Plotting code records

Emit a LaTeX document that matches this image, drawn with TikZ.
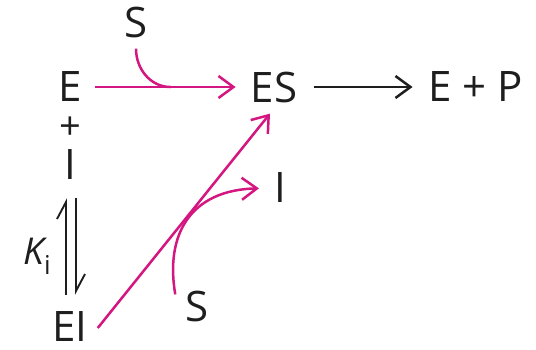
\documentclass[tikz,border=0pt]{standalone}
\usepackage{fontspec}
\setmainfont{Open Sans}
\usepackage{tikz}
\usetikzlibrary{arrows.meta, calc}
\definecolor{InhMagenta}{RGB}{212,22,128}
\definecolor{InhBlack}{RGB}{30,30,30}

\begin{document}
\begin{tikzpicture}[x=1pt, y=-1pt,
          sp/.style={inner sep=0pt, text=InhBlack,
                     font=\fontsize{42}{48}\selectfont},
          arr/.style={-{Straight Barb[length=15pt, width=22pt]}, line width=2.5pt},
          curv/.style={line width=2.5pt, InhMagenta},
          harp/.style={-{Straight Barb[harpoon, length=17pt, width=18pt]},
                       line width=1.9pt, InhBlack}
        ]
        \useasboundingbox (0,0) rectangle (536,349);

        % Main line: E + S -> ES -> E + P
        \node[sp] (Enz) at (70, 87) {E};
        \node[sp] (ES)  at (274, 87) {ES};
        \node[sp] (EP)  at (476, 87) {E + P};
        \node[sp] (Stop) at (136, 22) {S};
        \draw[arr, InhMagenta, shorten <=13pt, shorten >=15pt] (Enz.east)--(ES.west);
        \draw[arr, InhBlack, shorten <=17pt, shorten >=16pt] (ES.east)--(EP.west);
        \draw[curv] ([yshift=-11pt]Stop.south) to[out=-90, in=180] ([xshift=-80pt]ES.west);

        % Inhibitor binding (left)
        \node[sp, font=\fontsize{38}{40}\selectfont] (plus) at (70, 128) {+};
        \node[sp] (Inh)  at (70, 165) {I};
        \node[sp] (EI)   at (70, 327) {EI};
        \node[sp, font=\fontsize{37}{40}\selectfont] (Ki) at (37, 256)
             {\itshape K\upshape\raisebox{-10pt}{\fontsize{26}{28}\selectfont i}};
        \draw[harp] ([xshift=-4pt, yshift=17pt]EI.north)--([xshift=-4pt, yshift=-18pt]Inh.south);
        \draw[harp] ([xshift=6pt, yshift=-18pt]Inh.south)--([xshift=6pt, yshift=17pt]EI.north);

        % EI + S -> ES, releasing I
        \node[sp] (Iout) at (280, 188) {I};
        \node[sp] (Sbot) at (197, 306) {S};
        \draw[arr, InhMagenta] ([xshift=10pt, yshift=-1pt]EI.east)--([xshift=-4pt, yshift=-11pt]ES.south);
        \draw[arr, InhMagenta, shorten >=15pt] ([xshift=-10pt, yshift=-4pt]Sbot.north west)
             .. controls (165, 235) and (190, 190) .. (Iout.west);
      \end{tikzpicture}
\end{document}
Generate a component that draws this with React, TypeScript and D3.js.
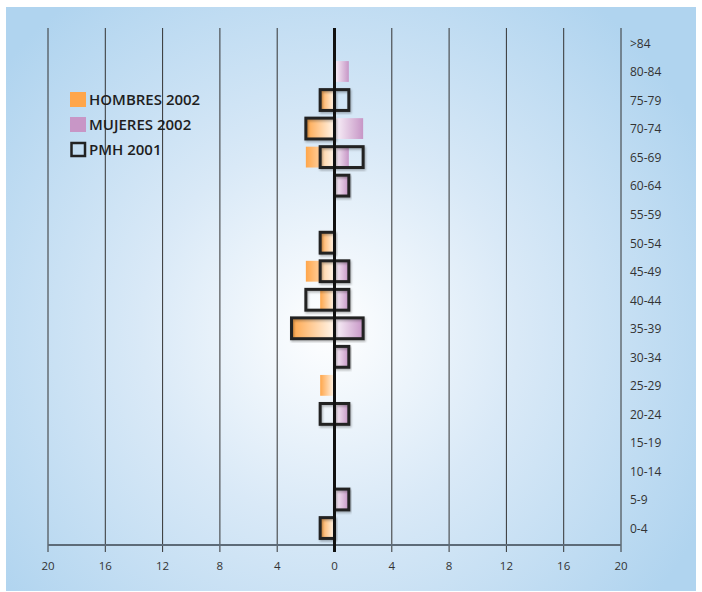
import React from "react";
import * as d3 from "d3";

const categories = ["0-4","5-9","10-14","15-19","20-24","25-29","30-34","35-39","40-44","45-49","50-54","55-59","60-64","65-69","70-74","75-79","80-84",">84"];
const hombres2002 = [1,0,0,0,0,1,0,3,1,2,1,0,0,2,2,1,0,0];
const mujeres2002 = [0,1,0,0,1,0,1,2,1,1,0,0,1,1,2,0,1,0];
const pmhHombres2001 = [1,0,0,0,1,0,0,3,2,1,1,0,0,1,2,1,0,0];
const pmhMujeres2001 = [0,1,0,0,1,0,1,2,1,1,0,0,1,2,0,1,0,0];
const xTicks = [-20,-16,-12,-8,-4,0,4,8,12,16,20];
const legendItems = ["HOMBRES 2002","MUJERES 2002","PMH 2001"];

const W = 702, H = 592;

export default function App() {
  const x = d3.scaleLinear().domain([-20, 20]).range([48, 621]);
  const y = d3.scaleBand<string>().domain([...categories].reverse()).range([28.7, 542.3]).padding(0);
  const bh = y.bandwidth() * 0.73;
  const yc = (c: string) => (y(c) as number) + y.bandwidth() / 2;
  const top = 28, axisY = 545, tickEnd = 552;
  const font = "'Open Sans', 'DejaVu Sans', sans-serif";

  return (
    <svg width={W} height={H} style={{ position: "absolute", left: 0, top: 0 }} fontFamily={font}>
      <defs>
        <radialGradient id="bg" cx="330" cy="330" r="420" gradientUnits="userSpaceOnUse">
          <stop offset="0" stopColor="#ffffff" />
          <stop offset="0.45" stopColor="#d9e9f7" />
          <stop offset="1" stopColor="#b0d4ef" />
        </radialGradient>
        <linearGradient id="gOr" x1="0" x2="1" y1="0" y2="0">
          <stop offset="0" stopColor="#ffa64a" />
          <stop offset="1" stopColor="#fff6ec" />
        </linearGradient>
        <linearGradient id="gPu" x1="0" x2="1" y1="0" y2="0">
          <stop offset="0" stopColor="#fbf5fb" />
          <stop offset="1" stopColor="#c796c6" />
        </linearGradient>
        <filter id="sh" x="-20%" y="-20%" width="140%" height="140%">
          <feDropShadow dx="1" dy="1.5" stdDeviation="0.8" floodColor="#000" floodOpacity="0.3" />
        </filter>
      </defs>
      <rect x={6} y={7} width={690} height={584} fill="url(#bg)" />

      {xTicks.filter(t => t !== 0).map(t => (
        <line key={t} x1={x(t)} x2={x(t)} y1={top} y2={tickEnd} stroke="#333" strokeWidth={1} />
      ))}
      <line x1={x(-20)} x2={x(20)} y1={axisY} y2={axisY} stroke="#5d6b78" strokeWidth={2} />
      {xTicks.map(t => (
        <text key={"l" + t} x={x(t)} y={570} textAnchor="middle" fontSize={11.5} fill="#333">{Math.abs(t)}</text>
      ))}

      {categories.map((c, i) => (
        <g key={c}>
          {hombres2002[i] > 0 && (
            <rect x={x(-hombres2002[i])} y={yc(c) - bh / 2} width={x(0) - x(-hombres2002[i])} height={bh} fill="url(#gOr)" />
          )}
          {mujeres2002[i] > 0 && (
            <rect x={x(0)} y={yc(c) - bh / 2} width={x(mujeres2002[i]) - x(0)} height={bh} fill="url(#gPu)" />
          )}
        </g>
      ))}
      {categories.map((c, i) => (
        <g key={"b" + c} filter="url(#sh)">
          {pmhHombres2001[i] > 0 && (
            <rect x={x(-pmhHombres2001[i])} y={yc(c) - bh / 2} width={x(0) - x(-pmhHombres2001[i])} height={bh} fill="none" stroke="#222" strokeWidth={3} />
          )}
          {pmhMujeres2001[i] > 0 && (
            <rect x={x(0)} y={yc(c) - bh / 2} width={x(pmhMujeres2001[i]) - x(0)} height={bh} fill="none" stroke="#222" strokeWidth={3} />
          )}
        </g>
      ))}
      <line x1={x(0)} x2={x(0)} y1={top} y2={tickEnd} stroke="#111" strokeWidth={3} />

      {categories.map(c => (
        <text key={"c" + c} x={630} y={yc(c)} dy="0.4em" fontSize={12} fill="#333">{c}</text>
      ))}

      <g>
        <rect x={70} y={92} width={16} height={15} fill="#ffa64a" />
        <rect x={70} y={117} width={16} height={15} fill="#c896c6" />
        <rect x={71.5} y={143} width={13.5} height={13} fill="none" stroke="#222" strokeWidth={2.5} />
        {legendItems.map((t, i) => (
          <text key={t} x={89} y={100 + i * 25} dy="0.36em" fontSize={15} fontWeight={600} fill="#1e1e1e">{t}</text>
        ))}
      </g>
    </svg>
  );
}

**GIVEN PROBLEM**
Start at the line with "Generate a component", stop at the line with "import * as", both lines included, and repeat that span exactly without its pictures.

**CORRECT OUTPUT**
Generate a component that draws this with React, TypeScript and D3.js.
import React from "react";
import * as d3 from "d3";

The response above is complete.